(Charts and diagrams as code)

╭──

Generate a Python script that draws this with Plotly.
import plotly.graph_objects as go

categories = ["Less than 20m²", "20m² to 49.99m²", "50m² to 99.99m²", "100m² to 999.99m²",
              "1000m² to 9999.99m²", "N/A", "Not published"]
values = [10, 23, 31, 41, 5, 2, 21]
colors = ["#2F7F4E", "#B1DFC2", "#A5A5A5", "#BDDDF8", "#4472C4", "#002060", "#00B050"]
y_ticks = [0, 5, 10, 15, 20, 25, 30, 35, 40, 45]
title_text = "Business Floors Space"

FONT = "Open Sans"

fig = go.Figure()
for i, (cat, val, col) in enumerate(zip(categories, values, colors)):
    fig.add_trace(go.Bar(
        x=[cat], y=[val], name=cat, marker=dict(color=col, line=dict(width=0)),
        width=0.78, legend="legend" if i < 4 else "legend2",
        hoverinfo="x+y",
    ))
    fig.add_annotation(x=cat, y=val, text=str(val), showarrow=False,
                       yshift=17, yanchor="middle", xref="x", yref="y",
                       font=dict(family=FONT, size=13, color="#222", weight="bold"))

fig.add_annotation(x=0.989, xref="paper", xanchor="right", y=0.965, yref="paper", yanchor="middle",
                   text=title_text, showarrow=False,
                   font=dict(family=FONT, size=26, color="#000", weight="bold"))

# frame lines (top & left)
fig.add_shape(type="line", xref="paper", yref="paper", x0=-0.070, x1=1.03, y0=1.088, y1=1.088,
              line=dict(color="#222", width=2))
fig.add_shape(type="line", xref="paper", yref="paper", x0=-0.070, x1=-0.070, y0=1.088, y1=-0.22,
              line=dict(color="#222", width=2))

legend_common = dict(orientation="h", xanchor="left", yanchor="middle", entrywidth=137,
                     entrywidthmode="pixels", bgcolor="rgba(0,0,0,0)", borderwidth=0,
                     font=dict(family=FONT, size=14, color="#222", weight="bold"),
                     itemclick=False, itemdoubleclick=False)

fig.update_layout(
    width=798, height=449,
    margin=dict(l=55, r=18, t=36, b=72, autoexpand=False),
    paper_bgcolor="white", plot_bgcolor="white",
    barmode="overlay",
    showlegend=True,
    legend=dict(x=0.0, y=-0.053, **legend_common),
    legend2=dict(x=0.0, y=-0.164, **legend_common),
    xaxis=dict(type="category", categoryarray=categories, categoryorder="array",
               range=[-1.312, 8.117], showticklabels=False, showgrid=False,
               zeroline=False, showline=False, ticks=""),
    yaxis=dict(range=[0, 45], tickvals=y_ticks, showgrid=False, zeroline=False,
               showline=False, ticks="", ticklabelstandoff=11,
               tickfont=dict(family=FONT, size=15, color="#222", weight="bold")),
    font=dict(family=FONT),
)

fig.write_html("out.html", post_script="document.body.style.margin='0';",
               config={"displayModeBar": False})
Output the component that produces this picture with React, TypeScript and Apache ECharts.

╰──

- **Task directions**:
Reproduce the full set of records precisely.

- **Written solution**:
Generate a Python script that draws this with Plotly.
import plotly.graph_objects as go

categories = ["Less than 20m²", "20m² to 49.99m²", "50m² to 99.99m²", "100m² to 999.99m²",
              "1000m² to 9999.99m²", "N/A", "Not published"]
values = [10, 23, 31, 41, 5, 2, 21]
colors = ["#2F7F4E", "#B1DFC2", "#A5A5A5", "#BDDDF8", "#4472C4", "#002060", "#00B050"]
y_ticks = [0, 5, 10, 15, 20, 25, 30, 35, 40, 45]
title_text = "Business Floors Space"

FONT = "Open Sans"

fig = go.Figure()
for i, (cat, val, col) in enumerate(zip(categories, values, colors)):
    fig.add_trace(go.Bar(
        x=[cat], y=[val], name=cat, marker=dict(color=col, line=dict(width=0)),
        width=0.78, legend="legend" if i < 4 else "legend2",
        hoverinfo="x+y",
    ))
    fig.add_annotation(x=cat, y=val, text=str(val), showarrow=False,
                       yshift=17, yanchor="middle", xref="x", yref="y",
                       font=dict(family=FONT, size=13, color="#222", weight="bold"))

fig.add_annotation(x=0.989, xref="paper", xanchor="right", y=0.965, yref="paper", yanchor="middle",
                   text=title_text, showarrow=False,
                   font=dict(family=FONT, size=26, color="#000", weight="bold"))

# frame lines (top & left)
fig.add_shape(type="line", xref="paper", yref="paper", x0=-0.070, x1=1.03, y0=1.088, y1=1.088,
              line=dict(color="#222", width=2))
fig.add_shape(type="line", xref="paper", yref="paper", x0=-0.070, x1=-0.070, y0=1.088, y1=-0.22,
              line=dict(color="#222", width=2))

legend_common = dict(orientation="h", xanchor="left", yanchor="middle", entrywidth=137,
                     entrywidthmode="pixels", bgcolor="rgba(0,0,0,0)", borderwidth=0,
                     font=dict(family=FONT, size=14, color="#222", weight="bold"),
                     itemclick=False, itemdoubleclick=False)

fig.update_layout(
    width=798, height=449,
    margin=dict(l=55, r=18, t=36, b=72, autoexpand=False),
    paper_bgcolor="white", plot_bgcolor="white",
    barmode="overlay",
    showlegend=True,
    legend=dict(x=0.0, y=-0.053, **legend_common),
    legend2=dict(x=0.0, y=-0.164, **legend_common),
    xaxis=dict(type="category", categoryarray=categories, categoryorder="array",
               range=[-1.312, 8.117], showticklabels=False, showgrid=False,
               zeroline=False, showline=False, ticks=""),
    yaxis=dict(range=[0, 45], tickvals=y_ticks, showgrid=False, zeroline=False,
               showline=False, ticks="", ticklabelstandoff=11,
               tickfont=dict(family=FONT, size=15, color="#222", weight="bold")),
    font=dict(family=FONT),
)

fig.write_html("out.html", post_script="document.body.style.margin='0';",
               config={"displayModeBar": False})
Output the component that produces this picture with React, TypeScript and Apache ECharts.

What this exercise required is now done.